You can argue about whether that is the agents being clever or the agents being naive. Humans do the same thing at the supermarket sometimes, but they also click on plenty of sponsored listings every day on Amazon. Agents treat 'sponsored' as a flag for 'trust this less'. If you are paying for placement on the assumption that AI-mediated traffic will keep flowing through the same channels, this is the first finding to take seriously.
Reviews still matter, but each model values them differently
One of the more surprising results was how unevenly the models weighted review signals. The paper reports that Claude Sonnet 4 tolerated a 19.4% higher price tag on a product with stronger review signals, while GPT-4.1 tolerated a 37.4% higher price for the same lift. Gemini sat somewhere in between.
Put another way: the same product, with the same reviews, will be picked by Claude at one price ceiling and by GPT-4.1 at a noticeably higher one. If you are a brand pricing premium against budget competitors, which agent your customer is using genuinely changes whether you make the cut.
That is the part of the research that should make every marketing team uncomfortable, because right now we are picking marketing tactics by guessing what 'AI in general' likes. There is no 'AI in general'. There is Claude, GPT, Gemini, and they each have a slightly different shopping personality.
What this means if you sell things online
None of this is a finished playbook. The paper is a working draft and the agents are improving every quarter. But there are five practical changes worth making now if you list products in spaces (Amazon, your own Shopify store, anywhere a ChatGPT search might surface you) where AI agents are increasingly the shopper:
- Rewrite your product titles around use cases, not features. 'Office Floor Lamp' before 'Floor Lamps for Living Room'. Test the obvious use cases your buyer would type.
- Audit how often your listings carry a sponsored tag. If a meaningful share of your traffic shifts to AI-mediated shopping, that tag becomes a tax, not a boost.
- Lean into review velocity and review quality. Reviews are the single signal agents consistently trust to justify a higher price.
- Run your real product descriptions through each of the three big models with a realistic buyer brief and see who picks you. The model-to-model gap is real.
- Stop trying to game it. The research is recent and the cat-and-mouse will only intensify. Authentic product quality and clearly described use cases will still be there when the next round of model retraining shifts the rules.

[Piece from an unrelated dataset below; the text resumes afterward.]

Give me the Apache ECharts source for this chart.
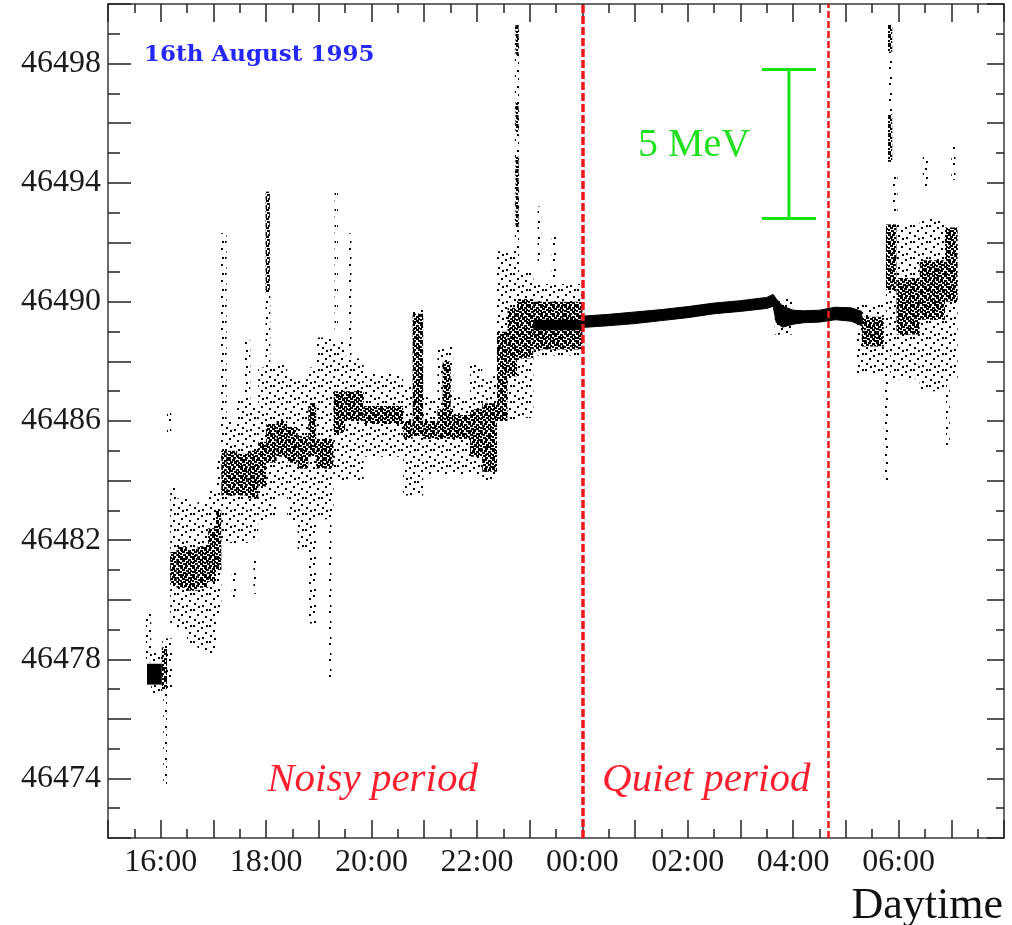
<!DOCTYPE html>
<html>
<head>
<meta charset="utf-8">
<title>Beam energy, 16th August 1995</title>
<script src="https://cdn.jsdelivr.net/npm/echarts@6/dist/echarts.min.js"></script>
<style>
  html, body { margin: 0; padding: 0; background: #fff; }
  #chart { width: 1012px; height: 925px; }
</style>
</head>
<body>
<div id="chart"></div>
<script>
// Time is in hours from 00:00 of 16 August (24 = midnight, 28.667 = 04:40 next day).
// Energy in MeV. Each band is [tStart, tEnd, eLow, eHigh].

// Stable track during the quiet period: time, lower edge, upper edge
const quietTime = [24.0, 24.5, 25.0, 25.5, 26.0, 26.5, 27.0, 27.5, 27.62, 27.68, 27.8, 28.0, 28.2, 28.5, 28.8, 29.1, 29.3];
const quietLow  = [46489.14, 46489.2, 46489.27, 46489.37, 46489.47, 46489.6, 46489.68, 46489.78, 46489.85, 46489.3, 46489.15, 46489.25, 46489.3, 46489.32, 46489.4, 46489.35, 46489.2];
const quietHigh = [46489.52, 46489.58, 46489.66, 46489.74, 46489.84, 46489.96, 46490.04, 46490.15, 46490.25, 46490.1, 46489.85, 46489.72, 46489.7, 46489.72, 46489.82, 46489.8, 46489.68];

// Very dense stretches in the noisy part
const solidBands = [
  [15.74, 16.02, 46477.15, 46477.85],
  [23.07, 24.00, 46489.05, 46489.40]
];

// Cores of the noisy clusters
const denseBands = [
  [16.02, 16.12, 46477.0, 46478.4],
  [16.18, 16.30, 46480.5, 46481.6],
  [16.30, 16.50, 46480.4, 46481.8],
  [16.50, 16.70, 46480.3, 46481.7],
  [16.70, 16.90, 46480.4, 46481.8],
  [16.90, 17.05, 46480.6, 46482.4],
  [17.05, 17.15, 46481.0, 46483.0],
  [17.15, 17.25, 46483.5, 46485.0],
  [17.25, 17.45, 46483.5, 46485.0],
  [17.45, 17.65, 46483.5, 46484.9],
  [17.65, 17.85, 46483.4, 46485.0],
  [17.85, 18.00, 46483.8, 46485.3],
  [17.99, 18.07, 46490.3, 46493.7],
  [18.00, 18.20, 46484.6, 46485.9],
  [18.20, 18.40, 46484.8, 46486.0],
  [18.40, 18.60, 46484.6, 46485.8],
  [18.60, 18.80, 46484.4, 46485.5],
  [18.80, 18.95, 46484.8, 46486.6],
  [18.95, 19.28, 46484.4, 46485.4],
  [19.28, 19.50, 46485.6, 46487.0],
  [19.50, 19.85, 46486.0, 46487.0],
  [19.85, 20.60, 46485.9, 46486.5],
  [20.60, 20.78, 46485.4, 46486.0],
  [20.78, 20.98, 46485.5, 46489.6],
  [20.98, 21.25, 46485.4, 46486.0],
  [21.25, 21.55, 46485.4, 46486.4],
  [21.35, 21.50, 46486.4, 46488.0],
  [21.55, 21.87, 46485.4, 46486.2],
  [21.87, 22.10, 46484.8, 46486.4],
  [22.10, 22.38, 46484.3, 46486.6],
  [22.38, 22.58, 46486.0, 46489.0],
  [22.58, 22.76, 46487.5, 46489.8],
  [22.73, 22.79, 46498.3, 46499.3],
  [22.73, 22.79, 46495.7, 46496.7],
  [22.73, 22.79, 46492.5, 46494.9],
  [22.76, 23.07, 46488.1, 46490.1],
  [23.07, 24.00, 46488.4, 46490.0],
  [29.30, 29.72, 46488.5, 46489.5],
  [29.76, 29.96, 46490.4, 46492.6],
  [29.80, 29.88, 46498.4, 46499.3],
  [29.80, 29.88, 46494.7, 46496.3],
  [29.96, 30.40, 46488.9, 46490.8],
  [30.40, 30.88, 46489.4, 46491.4],
  [30.88, 31.12, 46490.0, 46492.5]
];

// Scattered points around the cores
const sparseBands = [
  [15.72, 15.82, 46477.9, 46479.6],
  [15.82, 16.03, 46476.8, 46478.3],
  [16.05, 16.12, 46473.8, 46477.0],
  [16.03, 16.22, 46477.0, 46478.7],
  [16.12, 16.20, 46485.6, 46486.4],
  [16.18, 16.30, 46479.2, 46483.8],
  [16.30, 16.50, 46479.0, 46483.4],
  [16.50, 16.70, 46478.4, 46483.2],
  [16.70, 16.90, 46478.3, 46483.3],
  [16.90, 17.05, 46478.2, 46483.7],
  [17.05, 17.15, 46479.5, 46484.9],
  [17.13, 17.25, 46485.0, 46492.3],
  [17.15, 17.45, 46481.9, 46486.0],
  [17.35, 17.45, 46480.1, 46481.0],
  [17.45, 17.65, 46481.9, 46486.7],
  [17.60, 17.70, 46486.2, 46488.7],
  [17.65, 17.85, 46482.0, 46486.6],
  [17.76, 17.82, 46480.2, 46481.3],
  [17.85, 18.00, 46482.6, 46487.8],
  [17.99, 18.08, 46486.0, 46490.3],
  [18.00, 18.20, 46482.7, 46487.8],
  [18.20, 18.40, 46483.5, 46487.9],
  [18.40, 18.60, 46482.6, 46487.5],
  [18.60, 18.80, 46481.7, 46487.4],
  [18.80, 18.95, 46479.2, 46487.8],
  [18.95, 19.28, 46482.7, 46488.8],
  [19.18, 19.24, 46477.3, 46482.7],
  [19.30, 19.36, 46489.0, 46493.7],
  [19.28, 19.50, 46484.0, 46488.7],
  [19.50, 19.85, 46484.0, 46488.1],
  [19.56, 19.62, 46488.1, 46492.3],
  [19.85, 20.60, 46484.8, 46487.6],
  [20.60, 20.78, 46483.5, 46487.2],
  [20.78, 20.98, 46483.5, 46489.8],
  [20.98, 21.25, 46484.2, 46486.8],
  [21.25, 21.55, 46484.2, 46488.5],
  [21.55, 21.87, 46484.2, 46486.8],
  [21.87, 22.10, 46484.2, 46487.9],
  [22.10, 22.38, 46484.0, 46487.5],
  [22.38, 22.76, 46486.0, 46491.7],
  [22.72, 22.80, 46490.5, 46499.3],
  [22.76, 23.07, 46486.1, 46491.0],
  [23.05, 24.00, 46488.2, 46490.6],
  [23.15, 23.22, 46491.3, 46493.2],
  [23.42, 23.50, 46490.6, 46492.3],
  [27.65, 28.00, 46488.9, 46490.1],
  [29.20, 29.72, 46487.6, 46489.9],
  [29.72, 29.80, 46484.0, 46488.9],
  [29.80, 29.88, 46496.3, 46498.4],
  [29.76, 29.96, 46488.3, 46490.4],
  [29.88, 29.98, 46493.0, 46494.3],
  [29.84, 30.40, 46487.4, 46492.6],
  [30.40, 30.88, 46487.0, 46492.8],
  [30.46, 30.56, 46493.8, 46494.9],
  [30.85, 31.12, 46487.4, 46492.5],
  [30.90, 30.97, 46485.2, 46487.4],
  [31.00, 31.08, 46494.1, 46495.3]
];

// Start and end of the quiet period (00:00 and 04:40)
const periodBounds = [24.0, 28.667];

// 5 MeV reference bar: [time, low, high]
const energyBar = [[27.92, 46492.8, 46497.8]];

// Axis ranges and tick steps
const timeRange = [15, 32];
const energyRange = [46472, 46500];
const energyLabelStep = 4;
const energyLabelBase = 46474;

// Free text placed in data coordinates (centre of the text): [time, energy, text, style]
const notes = [
  [17.87, 46498.3, '16th August 1995', 'date'],
  [26.12, 46495.25, '5 MeV', 'bar'],
  [20.02, 46473.95, 'Noisy period', 'period'],
  [26.35, 46473.95, 'Quiet period', 'period']
];

// Stipple textures for the point clouds (dot positions inside one tile)
function makePattern(w, h, cells) {
  const c = document.createElement('canvas');
  c.width = w; c.height = h;
  const g = c.getContext('2d');
  g.fillStyle = '#000';
  cells.forEach(([x, y, cw, ch]) => g.fillRect(x, y, cw, ch));
  return c;
}
const densePattern = makePattern(12, 9, [
  [0, 0, 3, 2], [4, 0, 3, 2], [8, 1, 3, 2], [2, 2, 3, 2], [6, 3, 3, 2],
  [10, 3, 2, 2], [0, 4, 2, 2], [3, 5, 3, 2], [8, 5, 3, 2], [0, 7, 3, 2],
  [5, 7, 3, 2], [10, 7, 2, 2]
]);
const sparsePattern = makePattern(16, 16, [
  [1, 1, 2, 2], [9, 3, 2, 2], [5, 6, 2, 2], [13, 8, 2, 2],
  [2, 11, 2, 2], [10, 13, 2, 2], [14, 1, 2, 2], [6, 14, 2, 2]
]);

function bandRenderer(fill) {
  return function (params, api) {
    const p0 = api.coord([api.value(0), api.value(3)]);
    const p1 = api.coord([api.value(1), api.value(2)]);
    return {
      type: 'rect',
      shape: {
        x: p0[0], y: p0[1],
        width: Math.max(p1[0] - p0[0], 2),
        height: Math.max(p1[1] - p0[1], 2)
      },
      style: { fill: fill }
    };
  };
}

// The quiet track is one polygon: upper edge forward, lower edge back
function renderTrack(params, api) {
  if (params.dataIndex !== 0) return null;
  const upper = quietTime.map((t, i) => api.coord([t, quietHigh[i]]));
  const lower = quietTime.map((t, i) => api.coord([t, quietLow[i]])).reverse();
  return {
    type: 'polygon',
    shape: { points: upper.concat(lower) },
    style: { fill: '#000', stroke: '#000', lineWidth: 1 }
  };
}

function hourLabel(h) {
  if (h % 2 !== 0 || h >= timeRange[1]) return '';
  return String(h % 24).padStart(2, '0') + ':00';
}

const serif = '"Liberation Serif", "Times New Roman", serif';
const frameColor = '#3a3a3a';

const baseX = {
  type: 'value', min: timeRange[0], max: timeRange[1], interval: 1,
  axisLine: { show: true, onZero: false, lineStyle: { color: frameColor, width: 1.5 } },
  axisTick: { show: true, inside: true, length: 18, lineStyle: { color: '#222', width: 1.5 } },
  minorTick: { show: true, splitNumber: 2, length: 9, lineStyle: { color: '#222', width: 1.5 } },
  splitLine: { show: false }
};
const baseY = {
  type: 'value', min: energyRange[0], max: energyRange[1], interval: 2,
  axisLine: { show: true, onZero: false, lineStyle: { color: frameColor, width: 1.5 } },
  axisTick: { show: true, inside: true, length: 23, lineStyle: { color: '#222', width: 1.5 } },
  minorTick: { show: true, splitNumber: 2, length: 12, lineStyle: { color: '#222', width: 1.5 } },
  splitLine: { show: false }
};

const chart = echarts.init(document.getElementById('chart'), null, { renderer: 'canvas' });

chart.setOption({
  animation: false,
  backgroundColor: '#fff',
  grid: { left: 108, right: 8, top: 4, bottom: 87, containLabel: false },
  xAxis: [
    Object.assign({}, baseX, {
      position: 'bottom',
      axisLabel: {
        show: true, margin: 9, formatter: hourLabel,
        fontFamily: serif, fontSize: 32, color: '#1a1a1a'
      }
    }),
    Object.assign({}, baseX, { position: 'top', axisLabel: { show: false } })
  ],
  yAxis: [
    Object.assign({}, baseY, {
      position: 'left',
      axisLabel: {
        show: true, margin: 7,
        formatter: v => ((v - energyLabelBase) % energyLabelStep === 0 ? String(v) : ''),
        fontFamily: serif, fontSize: 32, color: '#1a1a1a'
      }
    }),
    Object.assign({}, baseY, {
      position: 'right',
      axisTick: { show: true, inside: true, length: 17, lineStyle: { color: '#222', width: 1.5 } },
      minorTick: { show: true, splitNumber: 2, length: 8, lineStyle: { color: '#222', width: 1.5 } },
      axisLabel: { show: false }
    })
  ],
  series: [
    {
      name: 'spread', type: 'custom', clip: true, silent: true,
      renderItem: bandRenderer({ image: sparsePattern, repeat: 'repeat' }),
      encode: { x: [0, 1], y: [2, 3] },
      data: sparseBands, z: 2
    },
    {
      name: 'core', type: 'custom', clip: true, silent: true,
      renderItem: bandRenderer({ image: densePattern, repeat: 'repeat' }),
      encode: { x: [0, 1], y: [2, 3] },
      data: denseBands, z: 3
    },
    {
      name: 'solid', type: 'custom', clip: true, silent: true,
      renderItem: bandRenderer('#000'),
      encode: { x: [0, 1], y: [2, 3] },
      data: solidBands, z: 4
    },
    {
      name: 'track', type: 'custom', clip: true, silent: true,
      renderItem: renderTrack,
      encode: { x: 0, y: [1, 2] },
      data: quietTime.map((t, i) => [t, quietLow[i], quietHigh[i]]), z: 4,
      markLine: {
        silent: true, symbol: 'none', label: { show: false },
        emphasis: { disabled: true },
        data: [
          { xAxis: periodBounds[0], lineStyle: { color: '#f01818', width: 3.5, type: [8, 3] } },
          { xAxis: periodBounds[1], lineStyle: { color: '#f01818', width: 2.5, type: [7, 3] } }
        ]
      }
    },
    {
      name: '5 MeV', type: 'custom', clip: false, silent: true, z: 5,
      encode: { x: 0, y: [1, 2] },
      data: energyBar,
      renderItem: function (params, api) {
        const top = api.coord([api.value(0), api.value(2)]);
        const bot = api.coord([api.value(0), api.value(1)]);
        const half = 27;
        const st = { stroke: '#16e316', lineWidth: 3 };
        return {
          type: 'group',
          children: [
            { type: 'line', shape: { x1: top[0], y1: top[1], x2: bot[0], y2: bot[1] }, style: st },
            { type: 'line', shape: { x1: top[0] - half, y1: top[1], x2: top[0] + half, y2: top[1] }, style: st },
            { type: 'line', shape: { x1: bot[0] - half, y1: bot[1], x2: bot[0] + half, y2: bot[1] }, style: st }
          ]
        };
      }
    }
  ]
});

// Annotations
const noteStyles = {
  date:   { font: '600 23px "DejaVu Serif", serif', fill: '#2626ff' },
  bar:    { font: '40px "Liberation Serif", serif', fill: '#1ee01e' },
  period: { font: 'italic 41px "Liberation Serif", serif', fill: '#ff1f2e' }
};
const graphics = notes.map(([t, e, text, kind]) => {
  const p = chart.convertToPixel({ xAxisIndex: 0, yAxisIndex: 0 }, [t, e]);
  const s = noteStyles[kind];
  return {
    type: 'text', x: p[0], y: p[1], silent: true, z: 10,
    style: { text: text, font: s.font, fill: s.fill, align: 'center', verticalAlign: 'middle' }
  };
});
graphics.push({
  type: 'text', right: 9, bottom: -3, silent: true, z: 10,
  style: { text: 'Daytime', font: '44px "Liberation Serif", serif', fill: '#111' }
});
chart.setOption({ graphic: graphics });
</script>
</body>
</html>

What this means if you are a normal shopper
This part rarely gets talked about. If AI shopping agents have systematic blind spots (favouring the first few title tokens, avoiding sponsored listings, treating Claude and GPT and Gemini as basically the same thing), then sometimes you are going to be handed the wrong recommendation.

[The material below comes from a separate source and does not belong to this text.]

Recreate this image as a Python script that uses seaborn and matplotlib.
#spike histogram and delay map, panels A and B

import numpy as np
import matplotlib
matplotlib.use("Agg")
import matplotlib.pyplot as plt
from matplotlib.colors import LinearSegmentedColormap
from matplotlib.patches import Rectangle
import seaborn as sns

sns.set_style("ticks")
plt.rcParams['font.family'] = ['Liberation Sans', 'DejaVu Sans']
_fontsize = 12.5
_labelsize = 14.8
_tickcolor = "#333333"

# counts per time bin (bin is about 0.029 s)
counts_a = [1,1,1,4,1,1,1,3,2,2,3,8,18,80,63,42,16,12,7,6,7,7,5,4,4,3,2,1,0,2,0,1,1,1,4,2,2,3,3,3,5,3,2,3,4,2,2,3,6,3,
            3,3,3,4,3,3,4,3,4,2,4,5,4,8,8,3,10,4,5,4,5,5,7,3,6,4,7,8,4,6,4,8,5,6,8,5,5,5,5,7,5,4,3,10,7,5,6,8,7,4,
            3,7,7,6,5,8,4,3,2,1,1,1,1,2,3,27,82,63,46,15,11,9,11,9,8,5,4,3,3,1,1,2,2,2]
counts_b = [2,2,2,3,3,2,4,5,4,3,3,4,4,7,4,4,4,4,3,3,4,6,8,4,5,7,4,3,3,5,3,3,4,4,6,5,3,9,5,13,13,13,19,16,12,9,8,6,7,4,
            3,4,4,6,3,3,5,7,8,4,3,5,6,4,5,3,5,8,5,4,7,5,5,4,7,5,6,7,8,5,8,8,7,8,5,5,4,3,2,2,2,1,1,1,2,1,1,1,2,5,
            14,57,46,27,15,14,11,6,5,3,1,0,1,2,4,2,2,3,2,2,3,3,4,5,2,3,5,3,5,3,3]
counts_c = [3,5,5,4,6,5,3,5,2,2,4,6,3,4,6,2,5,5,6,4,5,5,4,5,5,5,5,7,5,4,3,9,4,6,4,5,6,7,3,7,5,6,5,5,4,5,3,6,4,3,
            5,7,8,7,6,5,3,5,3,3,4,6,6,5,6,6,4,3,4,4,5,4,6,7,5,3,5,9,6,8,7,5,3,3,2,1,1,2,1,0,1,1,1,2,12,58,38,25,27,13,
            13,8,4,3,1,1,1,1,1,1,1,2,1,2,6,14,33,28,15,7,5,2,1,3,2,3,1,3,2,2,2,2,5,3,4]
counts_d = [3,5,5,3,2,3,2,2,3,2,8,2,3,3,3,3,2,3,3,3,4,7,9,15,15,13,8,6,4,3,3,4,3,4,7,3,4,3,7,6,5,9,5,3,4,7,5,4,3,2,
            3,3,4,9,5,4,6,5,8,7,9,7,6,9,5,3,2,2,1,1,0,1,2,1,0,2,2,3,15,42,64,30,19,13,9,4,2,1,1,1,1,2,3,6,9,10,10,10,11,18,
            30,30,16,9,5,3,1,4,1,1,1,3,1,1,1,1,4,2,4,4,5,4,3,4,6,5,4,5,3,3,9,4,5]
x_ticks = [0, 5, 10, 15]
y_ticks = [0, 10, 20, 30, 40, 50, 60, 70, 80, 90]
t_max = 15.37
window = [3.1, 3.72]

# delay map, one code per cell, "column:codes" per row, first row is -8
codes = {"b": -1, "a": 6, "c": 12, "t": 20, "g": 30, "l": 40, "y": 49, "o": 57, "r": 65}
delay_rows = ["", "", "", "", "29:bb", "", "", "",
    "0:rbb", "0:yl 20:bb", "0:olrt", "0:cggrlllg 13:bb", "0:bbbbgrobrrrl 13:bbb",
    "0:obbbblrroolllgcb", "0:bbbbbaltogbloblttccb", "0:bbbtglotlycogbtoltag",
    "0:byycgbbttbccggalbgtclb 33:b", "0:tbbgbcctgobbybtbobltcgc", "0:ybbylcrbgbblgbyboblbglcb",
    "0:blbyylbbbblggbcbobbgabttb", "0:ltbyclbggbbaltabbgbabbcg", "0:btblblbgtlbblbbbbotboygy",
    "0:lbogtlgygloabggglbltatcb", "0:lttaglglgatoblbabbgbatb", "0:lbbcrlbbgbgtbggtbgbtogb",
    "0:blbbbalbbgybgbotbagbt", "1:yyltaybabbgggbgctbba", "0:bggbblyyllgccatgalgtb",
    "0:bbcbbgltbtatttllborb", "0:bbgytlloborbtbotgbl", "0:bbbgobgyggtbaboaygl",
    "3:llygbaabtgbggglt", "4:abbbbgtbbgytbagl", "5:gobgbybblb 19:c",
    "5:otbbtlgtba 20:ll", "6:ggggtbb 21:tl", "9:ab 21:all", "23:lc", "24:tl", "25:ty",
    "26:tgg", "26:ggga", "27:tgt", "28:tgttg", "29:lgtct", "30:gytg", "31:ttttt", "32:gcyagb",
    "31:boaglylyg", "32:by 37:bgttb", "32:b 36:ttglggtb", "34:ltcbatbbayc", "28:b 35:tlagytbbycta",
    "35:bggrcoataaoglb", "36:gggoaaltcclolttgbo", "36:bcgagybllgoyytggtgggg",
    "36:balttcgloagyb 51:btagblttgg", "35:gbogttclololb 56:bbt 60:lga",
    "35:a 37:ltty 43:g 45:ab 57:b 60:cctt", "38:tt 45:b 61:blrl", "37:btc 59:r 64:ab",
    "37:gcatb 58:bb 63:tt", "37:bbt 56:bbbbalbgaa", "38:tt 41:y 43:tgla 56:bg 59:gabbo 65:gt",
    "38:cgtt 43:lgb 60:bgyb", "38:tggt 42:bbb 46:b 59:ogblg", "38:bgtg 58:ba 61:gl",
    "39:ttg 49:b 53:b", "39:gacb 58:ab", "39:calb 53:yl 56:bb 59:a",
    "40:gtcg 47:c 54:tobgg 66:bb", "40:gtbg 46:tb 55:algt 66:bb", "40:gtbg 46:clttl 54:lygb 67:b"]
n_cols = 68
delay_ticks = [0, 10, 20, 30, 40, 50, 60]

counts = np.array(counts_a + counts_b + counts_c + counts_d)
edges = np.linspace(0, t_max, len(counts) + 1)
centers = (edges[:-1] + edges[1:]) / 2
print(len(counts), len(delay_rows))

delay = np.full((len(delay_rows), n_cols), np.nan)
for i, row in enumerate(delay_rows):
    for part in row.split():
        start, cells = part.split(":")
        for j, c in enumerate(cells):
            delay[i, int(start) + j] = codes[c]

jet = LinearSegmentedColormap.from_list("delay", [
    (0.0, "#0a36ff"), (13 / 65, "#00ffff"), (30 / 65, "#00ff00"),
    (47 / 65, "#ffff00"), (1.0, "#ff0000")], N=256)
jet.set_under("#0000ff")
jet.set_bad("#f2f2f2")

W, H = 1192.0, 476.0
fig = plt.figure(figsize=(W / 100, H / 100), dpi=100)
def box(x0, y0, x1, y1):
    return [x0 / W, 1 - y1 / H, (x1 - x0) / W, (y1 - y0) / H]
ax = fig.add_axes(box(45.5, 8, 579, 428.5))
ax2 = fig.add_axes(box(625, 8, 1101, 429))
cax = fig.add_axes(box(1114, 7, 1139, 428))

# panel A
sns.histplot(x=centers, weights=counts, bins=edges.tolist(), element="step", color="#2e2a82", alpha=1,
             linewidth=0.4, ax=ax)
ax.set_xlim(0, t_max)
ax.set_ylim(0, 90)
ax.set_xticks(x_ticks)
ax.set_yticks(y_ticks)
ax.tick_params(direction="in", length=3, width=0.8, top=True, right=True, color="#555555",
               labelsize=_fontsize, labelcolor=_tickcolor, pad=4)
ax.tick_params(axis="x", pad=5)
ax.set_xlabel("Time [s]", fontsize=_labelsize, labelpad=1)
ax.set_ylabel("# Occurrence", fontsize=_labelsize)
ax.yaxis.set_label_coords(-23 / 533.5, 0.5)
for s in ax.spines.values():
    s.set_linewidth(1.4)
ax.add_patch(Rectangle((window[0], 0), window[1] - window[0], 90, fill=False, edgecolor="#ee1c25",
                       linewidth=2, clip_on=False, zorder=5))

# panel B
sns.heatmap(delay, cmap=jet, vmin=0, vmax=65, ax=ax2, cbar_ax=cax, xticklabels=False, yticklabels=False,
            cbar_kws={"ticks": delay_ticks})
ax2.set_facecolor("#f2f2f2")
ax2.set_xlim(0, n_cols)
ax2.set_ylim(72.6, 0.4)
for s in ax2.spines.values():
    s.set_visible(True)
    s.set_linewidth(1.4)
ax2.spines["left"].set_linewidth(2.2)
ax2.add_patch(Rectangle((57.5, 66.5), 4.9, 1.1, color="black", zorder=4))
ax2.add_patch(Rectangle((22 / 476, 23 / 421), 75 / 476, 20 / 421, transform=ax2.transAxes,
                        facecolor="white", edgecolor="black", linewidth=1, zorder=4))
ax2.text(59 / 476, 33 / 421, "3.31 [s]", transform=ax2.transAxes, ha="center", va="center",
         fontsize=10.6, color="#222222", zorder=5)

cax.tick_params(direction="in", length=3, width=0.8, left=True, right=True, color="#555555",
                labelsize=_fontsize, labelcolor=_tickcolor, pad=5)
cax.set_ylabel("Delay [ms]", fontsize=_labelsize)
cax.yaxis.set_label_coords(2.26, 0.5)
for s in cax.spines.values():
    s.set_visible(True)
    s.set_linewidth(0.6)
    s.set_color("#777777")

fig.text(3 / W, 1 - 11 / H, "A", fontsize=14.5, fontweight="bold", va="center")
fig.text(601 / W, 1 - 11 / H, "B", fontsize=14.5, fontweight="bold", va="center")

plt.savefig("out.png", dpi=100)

The mitigation is simple: when an AI agent gives you a one-line shopping verdict, ask it to show you its top three with reasons. Then read the actual product page yourself. The agent's job is to narrow the field. Your job is still to make the call. We are not yet at the point where 'just trust the agent' is the right answer for anything you are spending real money on.
Where to read the actual research
The working paper is by a team of five researchers affiliated with MyCustomAI, Columbia Business School, and Yale. A summary from Columbia Business School's Digital Future Initiative is the most readable public version. Sciencesays.com has a paid breakdown of the headline 80-point finding. There has also been a podcast episode and a YouTube walkthrough from the retail-media community. If you want primary sources, those are the four to start with.
None of which we can lift verbatim because this is a working paper, not a press release. What is fair to take from it is what the researchers themselves are publicly saying: AI agents have shopping biases, the biases are measurable, and the highest-leverage thing you can do today is rewrite your product titles for the first three words.